南浦 涼介(広島大学)
多言語お知らせをさがして〜広島市内を探索
1月某日朝。僕は広島市の中心部,基町にいた。東広島市外から参加することになっている基町小に,内容の説明とともに,教材として近隣にある多言語掲示を探しに来ているのだった。
基町小学校への訪問にはまだ1時間ほどある。そこでまず,小学校の近隣にある地域のショッピングセンター(商店街)を歩くことにした。もともと地域自体が外国の人も多く住む地域であるから,きっと多言語表記のものも多くあるんじゃないだろうかと思ったからだ。
それほど広い商店街というわけではない。ただ,案外「多言語表記」が多いわけでもない。もちろん「全くのゼロ」というわけでもない。いくつか発見できたのは,マンションの柱などに立っている,市で造られた「避難指示」などの看板である。あるいは,道路の工事をしているため「入ってはいけません」の看板だったり。


こうしたしっかり印刷されているもので,とりわけ「注意を促す」ものは多言語になっているものが見られた。ただ,例えば商店街のそれぞれのお店に,お店の人が多言語表記をつけるというようなものはあまり見られないのだなと思った。
それでもいくつか,地域の自治会のイベント案内のポスターやゴミの出し方などに中国語が使われていたりするのを見つけた。思ったよりも「多言語表記」って多くないんだなあと思いながら,学校訪問の時間が近づく。(ちょうどその頃に開いた,中国の方がやっている八百屋さんは,お店の品物がたくさん,なんと「中国語だけ」で書かれているものもあって,これもすごく面白かった! ただ勝手に写真を撮るわけにもいかないので記憶に留めるにしている笑)
「多言語お知らせ」が意外と少ないのはなぜ?
学校の校長室で,今回の実践にも参加してもらえるかどうかの案内をし,地域にある多言語表記を教材として探しているという話を校長先生ともした。
「ありますあります」と校長先生。
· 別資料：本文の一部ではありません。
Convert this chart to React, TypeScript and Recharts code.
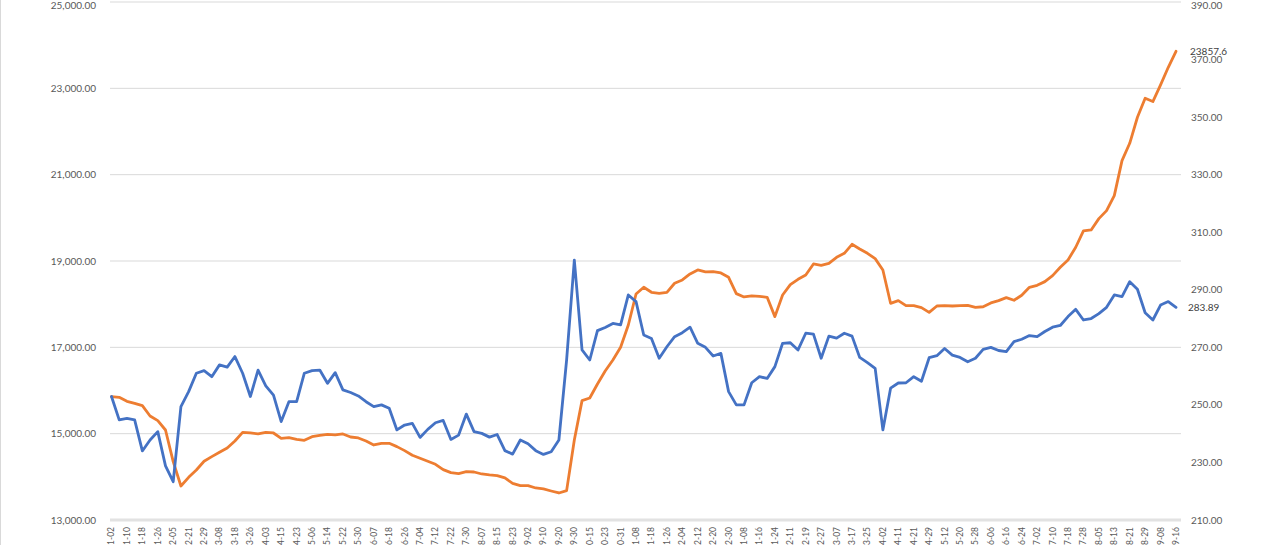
import React from 'react';
import { LineChart, Line, XAxis, YAxis, CartesianGrid } from 'recharts';

// sampled trading days (every third session), month-day per year
const days2024 = [
  '01-02', '01-05', '01-10', '01-15', '01-18', '01-23', '01-26', '01-31',
  '02-05', '02-08', '02-21', '02-26', '02-29',
  '03-05', '03-08', '03-13', '03-18', '03-21', '03-26', '03-29',
  '04-03', '04-10', '04-15', '04-18', '04-23', '04-26',
  '05-06', '05-09', '05-14', '05-17', '05-22', '05-27', '05-30',
  '06-04', '06-07', '06-13', '06-18', '06-21', '06-26',
  '07-01', '07-04', '07-09', '07-12', '07-17', '07-22', '07-25', '07-30',
  '08-02', '08-07', '08-12', '08-15', '08-20', '08-23', '08-28',
  '09-02', '09-05', '09-10', '09-13', '09-20', '09-25', '09-30',
  '10-10', '10-15', '10-18', '10-23', '10-28', '10-31',
  '11-05', '11-08', '11-13', '11-18', '11-21', '11-26', '11-29',
  '12-04', '12-09', '12-12', '12-17', '12-20', '12-25', '12-30',
];
const days2025 = [
  '01-03', '01-08', '01-13', '01-16', '01-21', '01-24',
  '02-06', '02-11', '02-14', '02-19', '02-24', '02-27',
  '03-04', '03-07', '03-12', '03-17', '03-20', '03-25', '03-28',
  '04-02', '04-08', '04-11', '04-16', '04-21', '04-24', '04-29',
  '05-07', '05-12', '05-15', '05-20', '05-23', '05-28',
  '06-03', '06-06', '06-11', '06-16', '06-19', '06-24', '06-27',
  '07-02', '07-07', '07-10', '07-15', '07-18', '07-23', '07-28', '07-31',
  '08-05', '08-08', '08-13', '08-18', '08-21', '08-26', '08-29',
  '09-03', '09-08', '09-11', '09-16',
];

// orange series, left axis
const indexValues = [
  15858, 15842, 15750, 15703, 15649, 15410, 15302, 15085, 14352, 13788,
  13989, 14159, 14360, 14468, 14568, 14668, 14831, 15031, 15016, 14993,
  15031, 15016, 14892, 14908, 14869, 14846, 14931, 14962, 14985, 14970,
  14993, 14923, 14900, 14831, 14738, 14776, 14776, 14700, 14607, 14499,
  14429, 14360, 14290, 14166, 14097, 14074, 14120, 14112, 14066, 14043,
  14028, 13974, 13850, 13796, 13796, 13742, 13719, 13672, 13626, 13680,
  14854, 15765, 15827, 16151, 16452, 16707, 17001, 17518, 18236, 18391,
  18275, 18252, 18275, 18484, 18561, 18700, 18792, 18746, 18754, 18723,
  18622, 18244, 18167, 18190, 18182, 18159, 17711, 18213, 18452, 18576,
  18676, 18931, 18900, 18947, 19086, 19178, 19387, 19279, 19178, 19055,
  18792, 18020, 18082, 17966, 17966, 17920, 17811, 17958, 17966, 17958,
  17966, 17974, 17928, 17940, 18028, 18082, 18152, 18090, 18206, 18391,
  18437, 18522, 18661, 18854, 19024, 19318, 19696, 19719, 19982, 20167,
  20515, 21326, 21727, 22330, 22770, 22693, 23079, 23488, 23857.6,
];

// blue series, right axis
const priceValues = [
  252.9, 244.8, 245.3, 244.8, 234.0, 237.8, 240.7, 228.8, 223.3, 249.4,
  254.6, 261.0, 261.9, 259.8, 263.9, 263.1, 266.8, 261.0, 252.9, 262.1,
  256.6, 253.4, 244.2, 251.1, 251.1, 261.0, 261.9, 262.1, 257.5, 261.2,
  255.2, 254.3, 253.1, 251.1, 249.4, 250.0, 248.8, 241.3, 243.0, 243.6,
  238.7, 241.5, 243.8, 244.6, 238.0, 239.5, 246.8, 240.7, 240.1, 238.8,
  239.7, 234.1, 232.9, 237.8, 236.5, 234.1, 232.8, 233.7, 237.8, 265.6,
  300.3, 269.1, 265.6, 275.8, 276.9, 278.3, 277.8, 288.2, 285.9, 274.3,
  273.1, 266.2, 270.2, 273.7, 275.1, 277.0, 271.4, 270.0, 267.0, 267.9,
  254.6, 250.0, 250.0, 257.7, 259.8, 259.2, 263.3, 271.4, 271.6, 269.1,
  274.9, 274.6, 266.2, 273.9, 273.2, 274.9, 273.9, 266.5, 264.7, 262.7,
  241.3, 255.8, 257.6, 257.7, 259.8, 258.2, 266.4, 267.1, 269.6, 267.3,
  266.5, 265.0, 266.2, 269.3, 270.0, 268.9, 268.5, 272.0, 272.8, 274.1,
  273.7, 275.5, 277.0, 277.6, 280.7, 283.2, 279.5, 280.0, 281.7, 283.9,
  288.2, 287.6, 292.8, 290.2, 282.0, 279.5, 284.7, 285.9, 283.89,
];

const leftTicks = [13000, 15000, 17000, 19000, 21000, 23000, 25000];
const rightTicks = [210, 230, 250, 270, 290, 310, 330, 350, 370, 390];

const categories = [
  ...days2024.map((d) => `2024-${d}`),
  ...days2025.map((d) => `2025-${d}`),
];

const data = categories.map((date, i) => ({
  date,
  index: indexValues[i],
  price: priceValues[i],
}));

const lastIdx = data.length - 1;
const FONT = 'Lato, "Open Sans", sans-serif';
const GREY = '#595959';

const fmtLeft = (v: number) =>
  v.toLocaleString('en-US', { minimumFractionDigits: 2, maximumFractionDigits: 2 });
const fmtRight = (v: number) => v.toFixed(2);

const DateTick = (props: any) => {
  const { x, y, payload } = props;
  return (
    <text
      x={x}
      y={y}
      transform={`rotate(-90, ${x}, ${y})`}
      textAnchor="end"
      dy="0.35em"
      fontSize={8.5}
      fill={GREY}
      fontFamily={FONT}
    >
      {payload.value}
    </text>
  );
};

const endLabel = (offset: number, color: string) => (props: any) => {
  const { x, y, index, value } = props;
  if (index !== lastIdx) return null;
  return (
    <text x={x + offset} y={y} dy="0.35em" fontSize={10} fill={color} fontFamily={FONT}>
      {value}
    </text>
  );
};

const App: React.FC = () => {
  return (
    <div
      style={{
        position: 'absolute',
        left: 0,
        top: 0,
        width: 1280,
        height: 545,
        overflow: 'hidden',
        background: '#fff',
        fontFamily: FONT,
      }}
    >
      <div style={{ position: 'absolute', left: 0, top: 0, width: 1, height: 545, background: '#d9d9d9' }} />
      <LineChart
        width={1280}
        height={545}
        data={data}
        margin={{ top: 2, right: 0, bottom: 0, left: 0 }}
      >
        <CartesianGrid yAxisId="left" vertical={false} stroke="#d9d9d9" />
        <XAxis
          dataKey="date"
          interval={1}
          height={25}
          padding={{ left: 1.5, right: 5 }}
          tickSize={0}
          tickMargin={7}
          tick={<DateTick />}
          axisLine={{ stroke: '#e2e2e2', strokeWidth: 3 }}
          tickLine={false}
        />
        <YAxis
          yAxisId="left"
          orientation="left"
          width={110}
          domain={[13000, 25000]}
          ticks={leftTicks}
          tickFormatter={fmtLeft}
          axisLine={false}
          tickLine={false}
          tickSize={0}
          tickMargin={14}
          tick={{ fontSize: 10, fill: GREY, fontFamily: FONT }}
        />
        <YAxis
          yAxisId="right"
          orientation="right"
          width={99}
          domain={[210, 390]}
          ticks={rightTicks}
          tickFormatter={fmtRight}
          axisLine={false}
          tickLine={false}
          tickSize={0}
          tickMargin={10}
          tick={{ fontSize: 10, fill: GREY, fontFamily: FONT, textAnchor: 'start' }}
        />
        <Line
          yAxisId="left"
          type="linear"
          dataKey="index"
          stroke="#ED7D31"
          strokeWidth={2.8}
          strokeLinejoin="round"
          strokeLinecap="round"
          dot={false}
          label={endLabel(14, '#404040')}
          isAnimationActive={false}
        />
        <Line
          yAxisId="right"
          type="linear"
          dataKey="price"
          stroke="#4472C4"
          strokeWidth={2.8}
          strokeLinejoin="round"
          strokeLinecap="round"
          dot={false}
          label={endLabel(12, '#404040')}
          isAnimationActive={false}
        />
      </LineChart>
    </div>
  );
};

export default App;
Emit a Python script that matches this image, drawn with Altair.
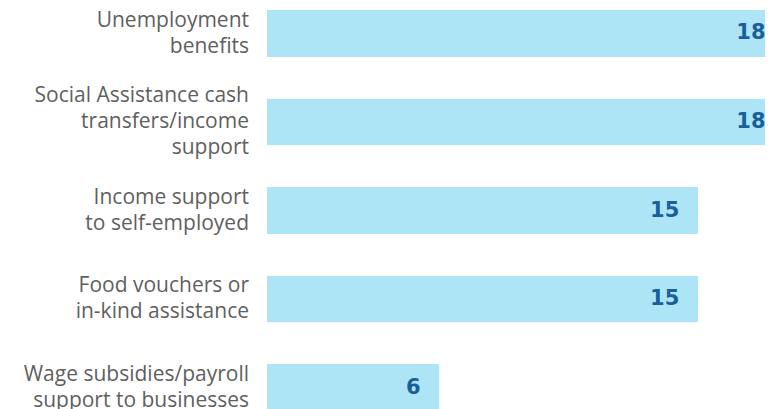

写真にとってくださっていたようで,見せてもらったのだ。ただ,僕がさっき見たものと割と重複していた。
「たしかにですね。ただ,案外店の人や地域の人が『サッと』つくったような多言語表記ってみかけないんですねー」と僕がいうと,校長先生,「たしかにそうですね−」とのこと。
校長先生との話では,どうも,「多言語」にするためには,なんとなくつくる側が「ちゃんとその言語のことを知っていないとつくりにくい」という意識が働くからか,躊躇してしまうんじゃないか。その結果,「公的なお金でしっかりとつくる」ようなものでないと多言語表記になりにくく,そのため,内容も「絶対必要な,安全にかかわるようなもの」に限定されていくんじゃないかということだった。
「ただ,地域のほうでも,外国の人との共生は大切だという意識はかなりでるようになっていて──」ということで,それで自治体のイベント案内などに中国語をつけてみることなどが試みられるようになってきているということだった。
たしかに,その言語を知らないと多言語表記をつくるって,心理的にハードルがあるのだなあということで,新しい「多言語表記づくりの難しさ」を知ったのだった。
東広島市にもあったぞ,多言語お知らせ
東広島市にもどって,今度は東広島市で外国の人も多く利用するところで「注意系」ではない,「サービス」や「役立ち」系の多言語表記がないかと思って,サンスクエアにあるコミュニケーションコーナーに行ってみた。入ってみると,やはり,こうした外国の人が利用することが前提になっている場所は「多言語」にあふれていた! 本の貸し出しについて,イベントについて,日本語教室の案内について,いろいろな「多言語お知らせ」がある。
中でも素敵だったのは「ランドセルの貸与」の多言語お知らせ。外国から転校してきたときに,日本の学校で当たり前のように使っているランドセルを持っていないし,値段も高いということで,ここでランドセルを貸与したり譲ったりするしくみがある。このお知らせは素敵だなあとおもっていた。

こうしたフィールドワークを経て,「多言語お知らせ」がどうしても「注意系」になりやすい背景を知ったり,「サービス系」「役立ち系」のものが少しはあることや,その大切さや豊かな感じの大切さを知り,このこと自体を子どもたちと考えていくのがいいなと,改めて思ったのだった。
2023年の春に広島大学にやってきました。「先生」の仕事は23年目,大学の先生の仕事は14年目,広島大学の先生の仕事は2年目の古米のような新米です。授業や多文化共生の教育の仕事が大好きですが,ラーメンも好きです(最近控え中)。